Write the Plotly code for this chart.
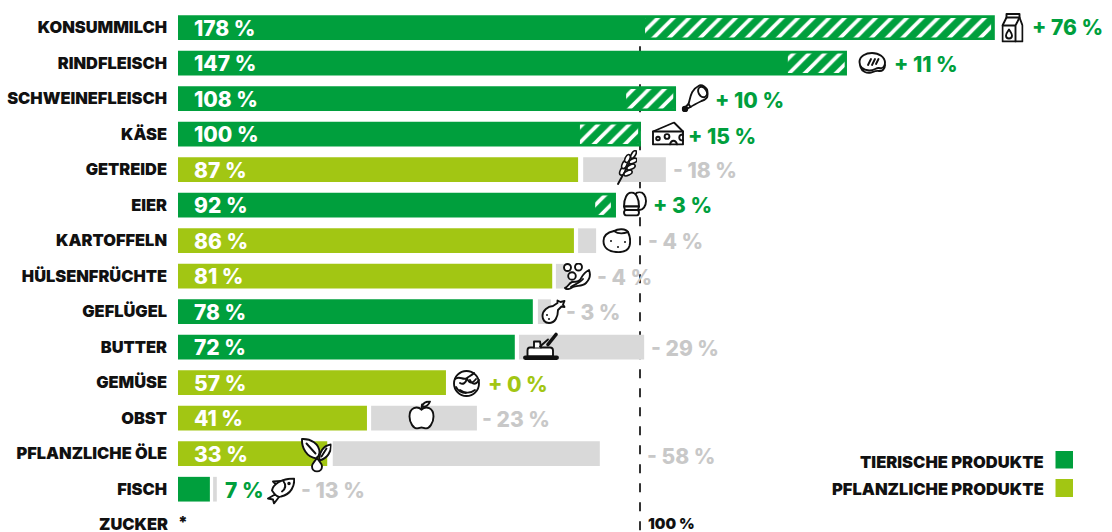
import base64
import plotly.graph_objects as go

# ---------- data (percent) ----------
categories = ["KONSUMMILCH", "RINDFLEISCH", "SCHWEINEFLEISCH", "KÄSE", "GETREIDE", "EIER", "KARTOFFELN",
              "HÜLSENFRÜCHTE", "GEFLÜGEL", "BUTTER", "GEMÜSE", "OBST", "PFLANZLICHE ÖLE", "FISCH", "ZUCKER"]
rows = list(range(len(categories)))
bar_values = [176.8, 144.8, 107.8, 100.2, 86.6, 94.8, 85.7, 81.0, 76.8, 72.9, 58.0, 40.9, 32.3, 6.9]
is_animal = [True, True, True, True, False, True, False, False, True, True, False, False, False, True]
value_labels = ["178 %", "147 %", "108 %", "100 %", "87 %", "92 %", "86 %", "81 %", "78 %", "72 %", "57 %", "41 %", "33 %"]
surplus_start = [101.1, 132.0, 97.0, 87.0, None, 90.3, None, None, None, None, None, None, None, None]
surplus_end = [176.0, 144.3, 107.2, 99.6, None, 93.7, None, None, None, None, None, None, None, None]
gap_start = [None, None, None, None, 87.7, None, 86.6, 81.8, 77.9, 73.8, None, 41.8, 33.5, 7.6]
gap_end = [None, None, None, None, 105.6, None, 90.5, 84.8, 80.7, 100.9, None, 64.7, 91.3, 8.4]
change_labels = ["+ 76 %", "+ 11 %", "+ 10 %", "+ 15 %", "- 18 %", "+ 3 %", "- 4 %", "- 4 %", "- 3 %",
                 "- 29 %", "+ 0 %", "- 23 %", "- 58 %", "- 13 %"]
legend_names = ["TIERISCHE PRODUKTE", "PFLANZLICHE PRODUKTE"]

# ---------- layout constants ----------
GREEN, LIME, GREY, GREYTXT = "#009f3d", "#a2c613", "#d9d9d9", "#c8c8c8"
FONT = "Inter"
PX_LEFT, PX_PER_PCT, PX_ROW0, PX_ROW = 178.0, 4.62, 27.7, 35.5
W, H = 1112, 532


def X(px):
    return (px - PX_LEFT) / PX_PER_PCT


def Y(py):
    return (py - PX_ROW0) / PX_ROW


change_left = [1032, 894, 715, 688, 673, 653, 648, 597, 566, 651, 488, 482, 647, 301]
change_cy = [27, 64, 100, 136, 170, 205, 241, 277, 312, 348, 384, 419, 456, 490]
change_color = [GREEN, GREEN, GREEN, GREEN, GREYTXT, GREEN, GREYTXT, GREYTXT, GREYTXT, GREYTXT, LIME, GREYTXT, GREYTXT, GREYTXT]

fig = go.Figure()
for animal, color in ((True, GREEN), (False, LIME)):
    idx = [i for i, a in enumerate(is_animal) if a == animal]
    fig.add_bar(x=[bar_values[i] for i in idx], y=[rows[i] for i in idx], orientation="h",
                width=24.7 / PX_ROW, marker=dict(color=color, line=dict(width=0)),
                name=legend_names[0 if animal else 1], showlegend=False)
idx = [i for i, v in enumerate(gap_start) if v is not None]
fig.add_bar(x=[gap_end[i] - gap_start[i] for i in idx], base=[gap_start[i] for i in idx],
            y=[rows[i] for i in idx], orientation="h", width=24.7 / PX_ROW,
            marker=dict(color=GREY, line=dict(width=0)), showlegend=False)
idx = [i for i, v in enumerate(surplus_start) if v is not None]
fig.add_bar(x=[surplus_end[i] - surplus_start[i] for i in idx], base=[surplus_start[i] for i in idx],
            y=[rows[i] for i in idx], orientation="h", width=19.5 / PX_ROW,
            marker=dict(color=GREEN, line=dict(width=0),
                        pattern=dict(shape="/", size=11, solidity=0.33, fgcolor="white", bgcolor=GREEN, fillmode="replace")),
            showlegend=False)

ann = []


def text(px, py, s, size, color, anchor="left", weight=800, height=None, xshift=0):
    d = dict(x=X(px), y=Y(py), text=s, showarrow=False, xanchor=anchor, yanchor="middle", xshift=xshift,
             font=dict(family=FONT, size=size, color=color, weight=weight), borderpad=0, borderwidth=0)
    if height:
        d["height"] = height
    ann.append(d)


for i, s in enumerate(value_labels):
    text(193.5, PX_ROW0 + PX_ROW * i + 0.5, s, 21, "white")
text(224.5, 490, "7 %", 21, GREEN)
for s, l, c, col in zip(change_labels, change_left, change_cy, change_color):
    text(l, c, s, 21, col)
text(178, 523.4, categories[14], 16.4, "#111", "right", weight=900, height=17, xshift=-10)
text(178, 521.5, "*", 16, "#111", weight=900)
text(648, 523.5, "100 %", 15, "#111", weight=900, height=15)
text(1043.5, 461.5, legend_names[0], 16.5, "#111", "right", weight=900)
text(1043.5, 489, legend_names[1], 16.5, "#111", "right", weight=900)

shapes = [
    dict(type="line", x0=100, x1=100, y0=Y(27.3), y1=Y(532), layer="below",
         line=dict(color="#333333", width=2, dash="9px,10px")),
    dict(type="rect", x0=X(1055.5), x1=X(1073), y0=Y(451), y1=Y(468.5), fillcolor=GREEN, line=dict(width=0)),
    dict(type="rect", x0=X(1055.5), x1=X(1073), y0=Y(479), y1=Y(497), fillcolor=LIME, line=dict(width=0)),
]

# ---------- icons: (left px, top px, w, h, svg body) ----------
DOT = 'fill="#111" stroke="none"'
icons = [
    (1001.5, 12.5, 22, 30, '<path d="M1 13L5 5V1.5H18V5L21 13V29H1Z"/><path d="M5 5H18M1 13H14L18 5M14 13V29" fill="none"/><path d="M7.5 17C5.5 20 4.5 21 4.5 23A3 3 0 0 0 10.5 23C10.5 21 9.5 20 7.5 17Z"/>'),
    (858, 52, 28, 22, '<path d="M1.5 10C1.5 4 8 1 14 1C21 1 27 5 27 11C27 15 24 17 21 16C18 15.5 16 19 11 18.5C5 18 1.5 15 1.5 10Z"/><path d="M2.5 15C4 20 9 21.5 13 20.5C16 19.5 18 18.5 21 19C24 19.5 27 17 27 13" fill="none"/><path d="M10 13L13 7M14 13L17 7M18 12L20.5 7" fill="none"/>'),
    (681.5, 84, 27, 28, '<path d="M7 20C9 14 9 6 17 2C20 0 26 3 26.5 9C27 13 24 16 20 17C16 19 12 21 9 23Z"/><ellipse cx="21" cy="8" rx="4" ry="5.5" transform="rotate(-30 21 8)"/><circle cx="3.5" cy="25" r="2.3" fill="#111"/><path d="M7 20L4 23M9 23L5 25" fill="none"/>'),
    (652, 121.5, 32, 24, '<path d="M1 10L22 1L31 10V23H1Z"/><path d="M1 10H31" fill="none"/><circle cx="6" cy="17" r="1.8"/><circle cx="15" cy="15" r="2.4"/><path d="M31 13C26 13 26 19 31 19" fill="none"/><path d="M18 23C19 18 24 18 25 23" fill="none"/>'),
    (617, 150, 20, 35, '<path d="M1 34L19 1" fill="none"/><g stroke-width="1.6"><ellipse cx="5.5" cy="21" rx="2.3" ry="4.4" transform="rotate(25 5.5 21)"/><ellipse cx="7.5" cy="14.5" rx="2.3" ry="4.4" transform="rotate(25 7.5 14.5)"/><ellipse cx="10.5" cy="8.5" rx="2.3" ry="4.2" transform="rotate(25 10.5 8.5)"/><ellipse cx="11" cy="23" rx="2.3" ry="4.4" transform="rotate(65 11 23)"/><ellipse cx="14" cy="17" rx="2.3" ry="4.4" transform="rotate(65 14 17)"/><ellipse cx="16" cy="11" rx="2.3" ry="4.2" transform="rotate(65 16 11)"/><ellipse cx="16.5" cy="4.5" rx="2" ry="4.2" transform="rotate(30 16.5 4.5)"/></g>'),
    (622, 191.5, 25, 25, '<ellipse cx="17.5" cy="9.5" rx="6.5" ry="9"/><path d="M2 15C2 7 5 1 9.5 1C14 1 17 7 17 15Z"/><path d="M2 15H17L16 18.5L17 20.5C17 22.5 16 24 14.5 24H4.5C3 24 2 22.5 2 20.5L3 18.5Z"/><path d="M3 18.5H16" fill="none"/>'),
    (602, 228, 29, 25, f'<path d="M1.5 13C1.5 7 7 4 12 3C16 .5 24 .5 26 4C28.5 9 28.5 14 27.5 18C26 23 20 24.5 14 24C7 23.5 1.5 20 1.5 13Z"/><path d="M12 3C16 6 22 5.5 26 4" fill="none"/><circle cx="9" cy="13" r="1" {DOT}/><circle cx="16" cy="19" r="1" {DOT}/><circle cx="23" cy="14" r="1" {DOT}/>'),
    (563, 263, 28, 27, '<circle cx="4.5" cy="4.5" r="3.5"/><circle cx="15.5" cy="4" r="3.5"/><circle cx="9" cy="13" r="3.8"/><path d="M2 25C5 24 6 20 9 19C13 18 14 20 17 17C19 14 20 10 26 7C28 12 26 17 23 20C19 24 14 22 10 24C7 26 4 27 2 25Z"/><path d="M8 24C10 22 17 20 20 16" fill="none"/>'),
    (541, 299, 25, 25, f'<path d="M1.5 17C1.5 11 7 7.5 12 7L16.5 4L16.5 1.5L19.5 3L23.5 2L22 5.5L23.5 8L20.5 7.5L17 11C17 18 14 24 8 24C4 24 1.5 21 1.5 17Z"/><circle cx="6" cy="16" r="1" {DOT}/><circle cx="8" cy="20" r="1" {DOT}/>'),
    (523, 331.5, 36, 29, '<path d="M25 13L33 3" fill="none" stroke-width="3.6"/><path d="M4.5 25V19Q4.5 16 7 16H27Q30 16 30 19V25Z"/><path d="M11 16V10H17L18 16" /><path d="M17 15L25 8" fill="none"/><rect x="1" y="25" width="34" height="2.5" rx="1.2" fill="#111"/>'),
    (452, 370, 29, 27, '<circle cx="14.5" cy="13.5" r="12.5"/><path d="M3 9C8 5 11 11 15 8C18 6 20 5 22 3M15 8C14 13 11 15 8 13M15 8C17 14 20 14 24 9M18 10C20 15 24 15 27 10M4 17C6 21 10 23 14 23M8 20C12 23 18 24 23 20" fill="none"/>'),
    (408, 400.5, 27, 29, '<path d="M13.5 9C9 5 1.5 7 1.5 16C1.5 23 6 28 9 28C11 28 12 27 13.5 27C15 27 16 28 18 28C21 28 25.5 23 25.5 16C25.5 7 18 5 13.5 9Z"/><path d="M13.5 9L14 4" fill="none"/><path d="M14 6C15 2 19 1 22 1C21 4 18 7 14 6Z"/>'),
    (300.5, 437.5, 31, 35, '<path d="M16 21C6 20 1 10 1.5 1.5C10 1 19 6 19 15C19 17 18 19 16 21Z"/><path d="M6 6L15 16" fill="none"/><path d="M19 23C18 15 23 8 30.5 7C31 14 27 21 19 23Z"/><path d="M26 11L21 19" fill="none"/><path d="M16.5 20C15 24 11.5 25.5 11.5 29A5 5 0 0 0 21.5 29C21.5 25.5 18 24 16.5 20Z"/>'),
    (267, 477.5, 28, 27, '<path d="M10 8L6 4L14 3.5"/><path d="M8 17L1 21L6 22L7 26L12 19.5Z"/><path d="M5 13C6 7 14 1 27 1C28 8 24 17 14 19C12 20 9 19 5 13Z"/><path d="M16 3C19 7 19 11 15 14" fill="none"/><circle cx="22" cy="6" r=".8"/>'),
]

images = []
for left, top, w, h, body in icons:
    svg = (f'<svg xmlns="http://www.w3.org/2000/svg" width="{w*4}" height="{h*4}" viewBox="0 0 {w} {h}">'
           f'<g fill="white" stroke="#111" stroke-width="1.9" stroke-linejoin="round" stroke-linecap="round">{body}</g></svg>')
    src = "data:image/svg+xml;base64," + base64.b64encode(svg.encode()).decode()
    images.append(dict(source=src, xref="x", yref="y", x=X(left), y=Y(top), sizex=w / PX_PER_PCT, sizey=h / PX_ROW,
                       xanchor="left", yanchor="top", sizing="stretch", layer="above"))

fig.update_layout(
    width=W, height=H, margin=dict(l=178, r=0, t=0, b=0), autosize=False,
    paper_bgcolor="white", plot_bgcolor="white", barmode="overlay", showlegend=False, hovermode=False,
    xaxis=dict(range=[0, X(W)], showgrid=False, zeroline=False, showticklabels=False, ticks="", showline=False),
    yaxis=dict(range=[Y(H), Y(0)], tickmode="array", tickvals=rows[:14], ticktext=categories[:14], showgrid=False,
               zeroline=False, showline=False, ticks="", ticklabelstandoff=10,
               tickfont=dict(family=FONT, size=16.4, color="#111", weight=900)),
    annotations=ann, shapes=shapes, images=images,
)
fig.write_html("out.html", post_script="document.body.style.margin='0';", config={"displayModeBar": False})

────

| WRITTEN PROBLEM |
Skip the pictures and restate exactly the lines from the beginning of the listing to the line with "return (py - PX_ROW0) / PX_ROW", that line included.

| EXPECTED ANSWER |
Write the Plotly code for this chart.
import base64
import plotly.graph_objects as go

# ---------- data (percent) ----------
categories = ["KONSUMMILCH", "RINDFLEISCH", "SCHWEINEFLEISCH", "KÄSE", "GETREIDE", "EIER", "KARTOFFELN",
              "HÜLSENFRÜCHTE", "GEFLÜGEL", "BUTTER", "GEMÜSE", "OBST", "PFLANZLICHE ÖLE", "FISCH", "ZUCKER"]
rows = list(range(len(categories)))
bar_values = [176.8, 144.8, 107.8, 100.2, 86.6, 94.8, 85.7, 81.0, 76.8, 72.9, 58.0, 40.9, 32.3, 6.9]
is_animal = [True, True, True, True, False, True, False, False, True, True, False, False, False, True]
value_labels = ["178 %", "147 %", "108 %", "100 %", "87 %", "92 %", "86 %", "81 %", "78 %", "72 %", "57 %", "41 %", "33 %"]
surplus_start = [101.1, 132.0, 97.0, 87.0, None, 90.3, None, None, None, None, None, None, None, None]
surplus_end = [176.0, 144.3, 107.2, 99.6, None, 93.7, None, None, None, None, None, None, None, None]
gap_start = [None, None, None, None, 87.7, None, 86.6, 81.8, 77.9, 73.8, None, 41.8, 33.5, 7.6]
gap_end = [None, None, None, None, 105.6, None, 90.5, 84.8, 80.7, 100.9, None, 64.7, 91.3, 8.4]
change_labels = ["+ 76 %", "+ 11 %", "+ 10 %", "+ 15 %", "- 18 %", "+ 3 %", "- 4 %", "- 4 %", "- 3 %",
                 "- 29 %", "+ 0 %", "- 23 %", "- 58 %", "- 13 %"]
legend_names = ["TIERISCHE PRODUKTE", "PFLANZLICHE PRODUKTE"]

# ---------- layout constants ----------
GREEN, LIME, GREY, GREYTXT = "#009f3d", "#a2c613", "#d9d9d9", "#c8c8c8"
FONT = "Inter"
PX_LEFT, PX_PER_PCT, PX_ROW0, PX_ROW = 178.0, 4.62, 27.7, 35.5
W, H = 1112, 532


def X(px):
    return (px - PX_LEFT) / PX_PER_PCT


def Y(py):
    return (py - PX_ROW0) / PX_ROW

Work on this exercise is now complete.